Oyeniji, however, argued that the National Assembly comprises the peoples’ representatives. According to him, they are deemed to act in the interest of the people at all times. This, he insisted, includes an amendment of the Constitution as the need arises.

“Nigeria’s Constitution has been drafted by its people through its representatives. Those are members of the National Assembly, who have been conducting amendments on it till date. In that wise, it is deemed autochthonous because members of the National Assembly are representatives of the Nigerian people,” he argued.

Law lecturer, Ms. Uju Okeke, declared that Section one of the Constitution makes it supreme over everybody and institutions, including the arms of government, and so, ensuring that those arms of government derive their powers from the Constitution and cannot act contrary to it.
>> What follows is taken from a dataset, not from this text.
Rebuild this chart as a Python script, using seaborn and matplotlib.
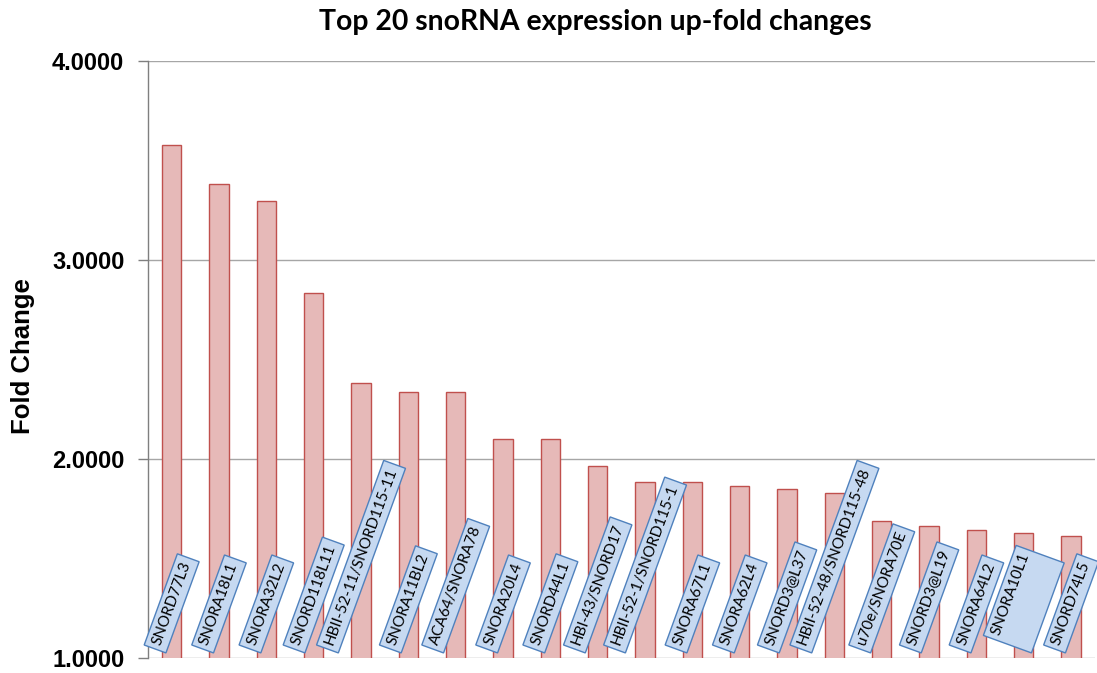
import matplotlib
matplotlib.use("Agg")
import matplotlib.pyplot as plt
import seaborn as sns
import pandas as pd
from matplotlib.ticker import FormatStrFormatter

names = ["SNORD77L3", "SNORA18L1", "SNORA32L2", "SNORD118L11", "HBII-52-11/SNORD115-11",
         "SNORA11BL2", "ACA64/SNORA78", "SNORA20L4", "SNORD44L1", "HBI-43/SNORD17",
         "HBII-52-1/SNORD115-1", "SNORA67L1", "SNORA62L4", "SNORD3@L37", "HBII-52-48/SNORD115-48",
         "u70e/SNORA70E", "SNORD3@L19", "SNORA64L2", "SNORA10L1", "SNORD74L5"]
fold = [3.578, 3.381, 3.296, 2.834, 2.382, 2.337, 2.335, 2.100, 2.100, 1.965,
        1.884, 1.884, 1.864, 1.849, 1.829, 1.688, 1.663, 1.643, 1.628, 1.613]
yticks = [1.0, 2.0, 3.0, 4.0]

sns.set_theme(style="white")
plt.rcParams['font.family'] = ['Lato', 'DejaVu Sans']
plt.rcParams['text.color'] = 'black'
plt.rcParams['axes.labelcolor'] = 'black'
plt.rcParams['ytick.color'] = 'black'

df = pd.DataFrame({"name": names, "fold": fold})

fig = plt.figure(figsize=(10.97, 6.73), dpi=100)
ax = fig.add_axes([0.1349, 0.0223, 0.8631, 0.8871])

sns.barplot(data=df, x="name", y="fold", ax=ax, width=0.41,
            color="#E6B9B8", edgecolor="#C0504D", linewidth=1.0, saturation=1)

ax.set_ylim(1, 4)
ax.set_xlim(-0.5, len(names) - 0.5)
ax.set_yticks(yticks)
ax.yaxis.set_major_formatter(FormatStrFormatter("%.4f"))
ax.yaxis.grid(True, color="#A6A6A6", linewidth=1.0)
ax.set_axisbelow(True)
for s in ["top", "right", "bottom"]:
    ax.spines[s].set_visible(False)
ax.spines["left"].set_color("#7F7F7F")
ax.spines["left"].set_linewidth(1.0)
ax.tick_params(axis="y", which="major", direction="out", length=7, width=1,
               color="#7F7F7F", labelcolor="black", left=True, labelsize=17, pad=10)
for t in ax.get_yticklabels():
    t.set_fontweight("bold")
    t.set_family(["Liberation Sans", "DejaVu Sans"])
ax.set_xticks([])
ax.set_xlabel("")
ax.set_ylabel("Fold Change", fontsize=18.5, fontweight="bold", color="black",
              family=["Liberation Sans", "DejaVu Sans"])
ax.yaxis.set_label_coords(-0.119, 0.506)

for i, n in enumerate(names):
    label = n + "\n \n " if n == "SNORA10L1" else n
    ax.text(i, 1.055, label, rotation=70, ha="center", va="bottom",
            fontsize=11, color="black", rotation_mode="default", linespacing=1.0,
            bbox=dict(boxstyle="square,pad=0.3", facecolor="#C6D9F1",
                      edgecolor="#4F81BD", linewidth=1.0))

fig.text(0.543, 0.967, "Top 20 snoRNA expression up-fold changes",
         ha="center", va="center", fontsize=20.4, fontweight="bold", color="black")

fig.savefig("out.png", dpi=100)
“Section 4 vests the legislative power on the National Assembly to make laws for the peace, order and good governance of the federation or any part thereof with respect to any matter included in the exclusive legislative list. Section 9 empowers it to alter any provision of the Constitution. This alteration could involve the amendment of almost the whole Constitution thereby giving Nigerians a brand new one.

“But on the making of a new Constitution from the scratch, the Constitution is silent, maybe because it is ideal that a constitutional conference be called. This is necessary because it will involve the representation of all interests beyond those represented at the National Assembly. This will give the Constitution legitimacy because it is an expression of the will of the people,” she argued.
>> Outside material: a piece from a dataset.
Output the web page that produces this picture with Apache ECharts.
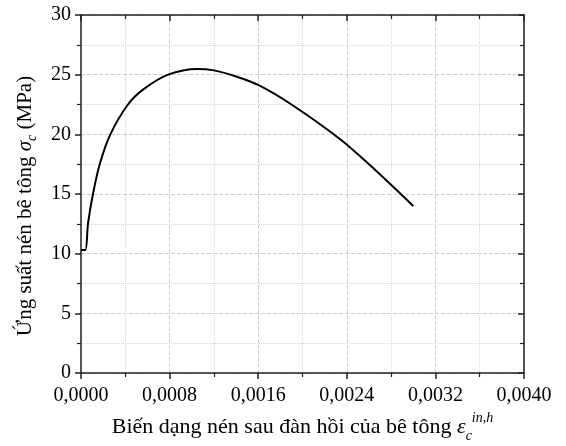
<!DOCTYPE html>
<html>
<head>
<meta charset="utf-8">
<script src="https://cdn.jsdelivr.net/npm/echarts@6/dist/echarts.min.js"></script>
<style>html,body{margin:0;padding:0;background:#fff;}#c{width:566px;height:446px;}</style>
</head>
<body>
<div id="c"></div>
<script>
var strainX = [0, 0.000039, 0.000063, 0.000108, 0.000169, 0.000265, 0.000424, 0.00056, 0.000786, 0.00105, 0.0012, 0.0014, 0.0016, 0.0019, 0.00234, 0.00264, 0.003];
var stressY = [10.3, 10.3, 12.5, 15.0, 17.5, 20.0, 22.5, 23.75, 25.0, 25.48, 25.36, 24.85, 24.14, 22.5, 19.59, 17.16, 14.0];
var xTickMin = 0, xTickMax = 0.004, xTickStep = 0.0008;
var yTickMin = 0, yTickMax = 30, yTickStep = 5;

var FONT = "'Liberation Serif', 'Times New Roman', serif";
var chart = echarts.init(document.getElementById('c'), null, {renderer: 'canvas'});
var pts = strainX.map(function (x, i) { return [x, stressY[i]]; });
var axisLineStyle = {color: '#222', width: 1.5};
var grid = {type: 'dashed', color: '#cfcfcf', width: 1};
var minorGrid = {type: 'dotted', color: '#d6d6d6', width: 1};

chart.setOption({
  animation: false,
  backgroundColor: '#fff',
  grid: {left: 81, right: 42, top: 15, bottom: 73, containLabel: false, outerBoundsMode: 'none'},
  xAxis: [{
    type: 'value', position: 'bottom', min: xTickMin, max: xTickMax, interval: xTickStep,
    axisLine: {show: true, onZero: false, lineStyle: axisLineStyle},
    axisTick: {show: true, inside: false, length: 6, lineStyle: {color: '#222', width: 1.5}},
    minorTick: {show: true, splitNumber: 2, length: 4, lineStyle: {color: '#222', width: 1.2}},
    axisLabel: {
      color: '#000', fontFamily: FONT, fontSize: 20, margin: 13,
      formatter: function (v) { return v.toFixed(4).replace('.', ','); }
    },
    splitLine: {show: true, lineStyle: grid},
    minorSplitLine: {show: true, lineStyle: minorGrid},
    name: 'Biến dạng nén sau đàn hồi của bê tông {e|ε}{sub|c}{sup|in,h}',
    nameLocation: 'middle', nameGap: 33,
    nameTextStyle: {
      color: '#000', fontFamily: FONT, fontSize: 22,
      rich: {
        e: {fontFamily: FONT, fontSize: 22, fontStyle: 'italic', color: '#000'},
        sub: {fontFamily: FONT, fontSize: 14, fontStyle: 'italic', color: '#000', verticalAlign: 'bottom', lineHeight: 28},
        sup: {fontFamily: FONT, fontSize: 14, fontStyle: 'italic', color: '#000', verticalAlign: 'top', lineHeight: 32}
      }
    }
  }, {
    type: 'value', position: 'top', min: xTickMin, max: xTickMax, interval: xTickStep,
    axisLine: {show: true, onZero: false, lineStyle: axisLineStyle},
    axisTick: {show: true, inside: true, length: 6, lineStyle: {color: '#222', width: 1.5}},
    minorTick: {show: true, splitNumber: 2, length: 4, lineStyle: {color: '#222', width: 1.2}},
    axisLabel: {show: false}, splitLine: {show: false}
  }],
  yAxis: [{
    type: 'value', position: 'left', min: yTickMin, max: yTickMax, interval: yTickStep,
    axisLine: {show: true, onZero: false, lineStyle: axisLineStyle},
    axisTick: {show: true, inside: false, length: 6, lineStyle: {color: '#222', width: 1.5}},
    minorTick: {show: true, splitNumber: 2, length: 4, lineStyle: {color: '#222', width: 1.2}},
    axisLabel: {color: '#000', fontFamily: FONT, fontSize: 20, margin: 10},
    splitLine: {show: true, lineStyle: grid},
    minorSplitLine: {show: true, lineStyle: minorGrid},
    name: 'Ứng suất nén bê tông {s|σ}{sub|c} (MPa)',
    nameLocation: 'middle', nameGap: 42, nameRotate: 90,
    nameTextStyle: {
      color: '#000', fontFamily: FONT, fontSize: 21, padding: [0, 24, 0, 0],
      rich: {
        s: {fontFamily: FONT, fontSize: 21, fontStyle: 'italic', color: '#000'},
        sub: {fontFamily: FONT, fontSize: 14, fontStyle: 'italic', color: '#000', verticalAlign: 'bottom', lineHeight: 28}
      }
    }
  }, {
    type: 'value', position: 'right', min: yTickMin, max: yTickMax, interval: yTickStep,
    axisLine: {show: true, onZero: false, lineStyle: axisLineStyle},
    axisTick: {show: true, inside: true, length: 6, lineStyle: {color: '#222', width: 1.5}},
    minorTick: {show: true, splitNumber: 2, length: 4, lineStyle: {color: '#222', width: 1.2}},
    axisLabel: {show: false}, splitLine: {show: false}
  }],
  series: [{
    type: 'line', xAxisIndex: 0, yAxisIndex: 0, data: pts,
    showSymbol: false, symbol: 'none', smooth: 0.3,
    lineStyle: {color: '#000', width: 2},
    z: 5
  }]
});
</script>
</body>
</html>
Okeke argued that having a new Constitution from a constitutional conference is preferable because the National Assembly, which derives its powers from the Constitution, should not be allowed to make it to avoid conflict of interest. She explained that although the National Assembly consists of representatives of the people, Constitution making is too serious and fundamental that people would not want to delegate it to their representatives, but carry it out by themselves, except the Constitution made by the National Assembly would be subjected to a referendum.